Code that draws figures:
■ ■ ■ ■ ■

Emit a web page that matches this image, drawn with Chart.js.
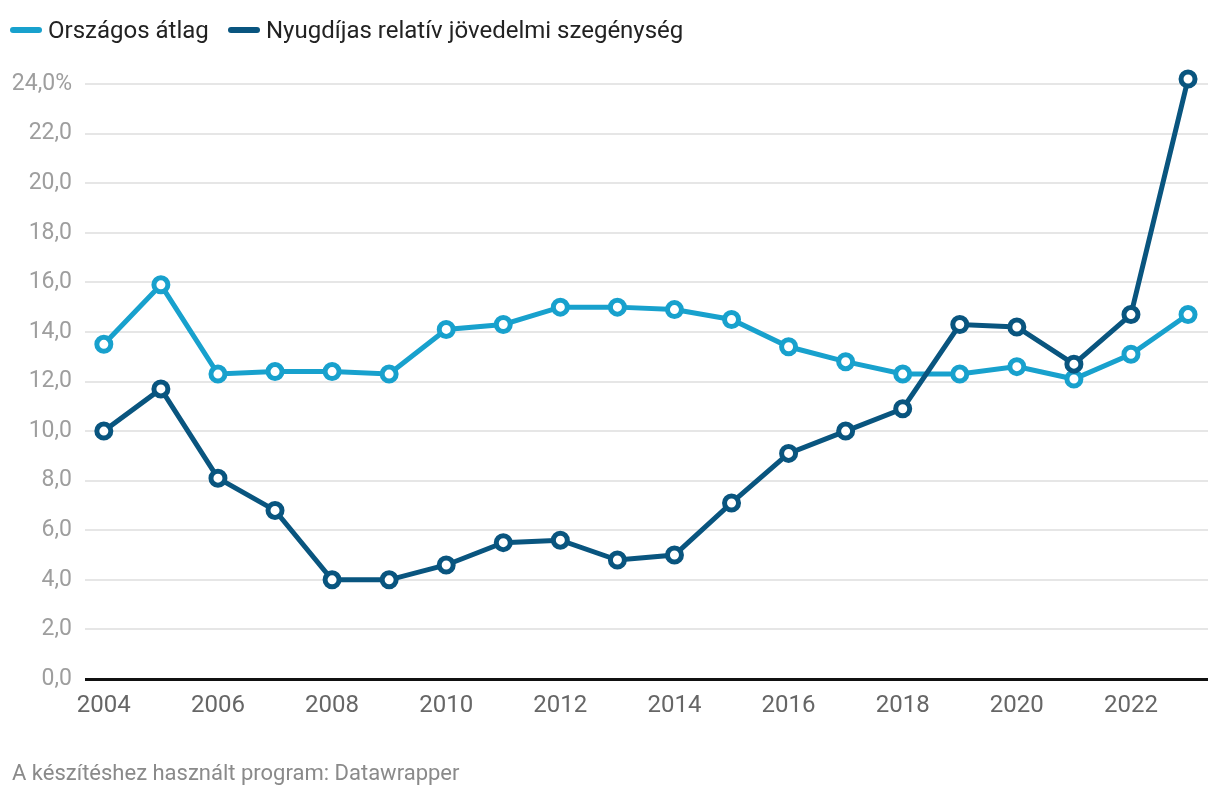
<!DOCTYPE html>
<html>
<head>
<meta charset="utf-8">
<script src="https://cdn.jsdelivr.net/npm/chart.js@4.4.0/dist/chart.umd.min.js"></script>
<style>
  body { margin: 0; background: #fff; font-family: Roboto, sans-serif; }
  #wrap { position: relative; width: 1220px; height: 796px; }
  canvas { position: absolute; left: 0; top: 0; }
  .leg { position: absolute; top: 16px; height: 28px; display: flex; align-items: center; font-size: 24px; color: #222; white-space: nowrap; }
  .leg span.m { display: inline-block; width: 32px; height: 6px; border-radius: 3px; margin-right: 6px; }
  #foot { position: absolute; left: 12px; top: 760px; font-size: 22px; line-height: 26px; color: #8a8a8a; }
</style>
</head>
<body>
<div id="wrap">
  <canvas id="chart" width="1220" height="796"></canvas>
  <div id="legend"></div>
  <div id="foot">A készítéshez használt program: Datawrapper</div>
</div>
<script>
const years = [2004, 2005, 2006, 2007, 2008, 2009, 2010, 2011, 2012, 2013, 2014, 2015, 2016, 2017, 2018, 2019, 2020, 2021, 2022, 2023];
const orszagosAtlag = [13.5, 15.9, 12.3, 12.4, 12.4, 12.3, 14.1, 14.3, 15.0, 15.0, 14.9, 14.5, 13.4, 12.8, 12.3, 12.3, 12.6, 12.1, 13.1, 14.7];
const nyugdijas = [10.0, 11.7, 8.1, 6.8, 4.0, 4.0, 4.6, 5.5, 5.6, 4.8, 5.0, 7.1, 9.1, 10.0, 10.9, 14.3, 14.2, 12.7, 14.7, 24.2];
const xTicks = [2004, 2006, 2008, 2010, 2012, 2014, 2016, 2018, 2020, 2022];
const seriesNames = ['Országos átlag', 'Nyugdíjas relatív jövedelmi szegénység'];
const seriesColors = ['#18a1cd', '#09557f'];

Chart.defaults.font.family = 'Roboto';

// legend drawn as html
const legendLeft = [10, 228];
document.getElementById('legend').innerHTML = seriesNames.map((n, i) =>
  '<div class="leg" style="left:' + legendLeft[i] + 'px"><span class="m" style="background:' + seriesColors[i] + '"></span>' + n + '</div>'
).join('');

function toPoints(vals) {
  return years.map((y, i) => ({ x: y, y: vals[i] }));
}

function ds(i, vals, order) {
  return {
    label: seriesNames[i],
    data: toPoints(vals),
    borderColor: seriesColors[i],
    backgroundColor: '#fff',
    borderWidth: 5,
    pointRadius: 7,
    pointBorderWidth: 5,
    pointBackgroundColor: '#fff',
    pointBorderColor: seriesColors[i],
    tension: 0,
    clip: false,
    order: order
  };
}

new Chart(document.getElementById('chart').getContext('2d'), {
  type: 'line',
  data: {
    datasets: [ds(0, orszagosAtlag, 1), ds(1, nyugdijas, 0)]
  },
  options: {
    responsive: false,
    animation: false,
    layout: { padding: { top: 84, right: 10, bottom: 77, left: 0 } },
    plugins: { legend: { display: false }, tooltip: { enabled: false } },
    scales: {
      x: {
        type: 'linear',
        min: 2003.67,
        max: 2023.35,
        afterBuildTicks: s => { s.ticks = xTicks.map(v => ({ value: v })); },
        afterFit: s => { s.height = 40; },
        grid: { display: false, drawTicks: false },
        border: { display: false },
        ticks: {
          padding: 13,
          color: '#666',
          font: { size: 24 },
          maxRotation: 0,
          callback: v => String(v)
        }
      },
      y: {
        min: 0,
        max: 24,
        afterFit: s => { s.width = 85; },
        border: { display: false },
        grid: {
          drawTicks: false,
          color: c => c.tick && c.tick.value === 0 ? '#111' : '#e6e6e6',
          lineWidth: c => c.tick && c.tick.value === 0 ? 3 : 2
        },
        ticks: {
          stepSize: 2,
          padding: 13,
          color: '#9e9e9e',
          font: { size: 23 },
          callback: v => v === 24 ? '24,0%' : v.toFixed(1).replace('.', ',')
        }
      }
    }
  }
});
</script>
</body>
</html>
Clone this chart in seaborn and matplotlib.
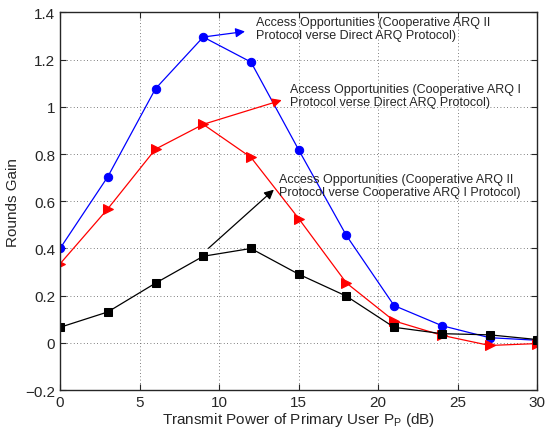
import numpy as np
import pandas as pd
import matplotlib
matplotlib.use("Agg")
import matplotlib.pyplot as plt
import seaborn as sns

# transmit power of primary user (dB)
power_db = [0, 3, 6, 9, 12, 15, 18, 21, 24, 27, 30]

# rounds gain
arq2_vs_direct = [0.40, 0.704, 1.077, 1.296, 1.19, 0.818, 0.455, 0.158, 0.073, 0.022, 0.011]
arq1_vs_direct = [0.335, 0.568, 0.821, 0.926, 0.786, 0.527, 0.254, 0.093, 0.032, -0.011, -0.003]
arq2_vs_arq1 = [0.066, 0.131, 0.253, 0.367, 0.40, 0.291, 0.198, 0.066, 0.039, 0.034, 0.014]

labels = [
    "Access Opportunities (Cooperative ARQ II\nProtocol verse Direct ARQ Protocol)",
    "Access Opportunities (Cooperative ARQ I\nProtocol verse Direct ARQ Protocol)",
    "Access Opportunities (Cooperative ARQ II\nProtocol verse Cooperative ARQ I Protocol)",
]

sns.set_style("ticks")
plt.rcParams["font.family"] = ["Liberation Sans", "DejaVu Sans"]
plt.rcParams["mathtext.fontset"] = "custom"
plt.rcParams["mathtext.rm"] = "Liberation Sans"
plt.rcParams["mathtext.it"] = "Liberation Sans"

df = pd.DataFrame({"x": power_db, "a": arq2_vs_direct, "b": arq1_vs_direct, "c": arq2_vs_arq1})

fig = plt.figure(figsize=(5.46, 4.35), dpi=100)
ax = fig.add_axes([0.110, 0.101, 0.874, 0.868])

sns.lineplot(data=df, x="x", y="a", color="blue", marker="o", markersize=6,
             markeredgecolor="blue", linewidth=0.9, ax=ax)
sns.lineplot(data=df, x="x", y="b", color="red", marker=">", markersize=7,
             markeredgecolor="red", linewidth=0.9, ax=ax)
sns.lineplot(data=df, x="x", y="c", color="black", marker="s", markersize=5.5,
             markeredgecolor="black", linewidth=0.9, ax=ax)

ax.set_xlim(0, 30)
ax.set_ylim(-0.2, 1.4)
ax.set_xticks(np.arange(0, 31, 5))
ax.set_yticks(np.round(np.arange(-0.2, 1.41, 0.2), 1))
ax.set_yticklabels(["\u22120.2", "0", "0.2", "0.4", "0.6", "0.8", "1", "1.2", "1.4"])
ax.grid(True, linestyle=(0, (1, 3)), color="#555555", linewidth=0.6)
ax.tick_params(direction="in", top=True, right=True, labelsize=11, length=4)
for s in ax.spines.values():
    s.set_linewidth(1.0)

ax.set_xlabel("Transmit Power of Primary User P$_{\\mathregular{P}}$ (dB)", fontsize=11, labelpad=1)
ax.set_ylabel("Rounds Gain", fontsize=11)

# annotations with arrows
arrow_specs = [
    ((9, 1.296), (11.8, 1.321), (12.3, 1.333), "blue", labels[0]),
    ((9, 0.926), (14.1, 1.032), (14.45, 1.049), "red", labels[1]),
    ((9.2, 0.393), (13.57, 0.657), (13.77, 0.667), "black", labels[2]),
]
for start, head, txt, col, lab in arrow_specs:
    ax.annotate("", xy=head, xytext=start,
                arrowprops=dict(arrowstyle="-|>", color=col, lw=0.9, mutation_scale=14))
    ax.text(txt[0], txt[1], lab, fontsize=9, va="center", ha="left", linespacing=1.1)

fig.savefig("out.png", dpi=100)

■ ■ ■ ■ ■

> _TASK DETAILS_: Select all lines with the word "seaborn" from the entries above.

> _SOLUTION_:
Clone this chart in seaborn and matplotlib.
import seaborn as sns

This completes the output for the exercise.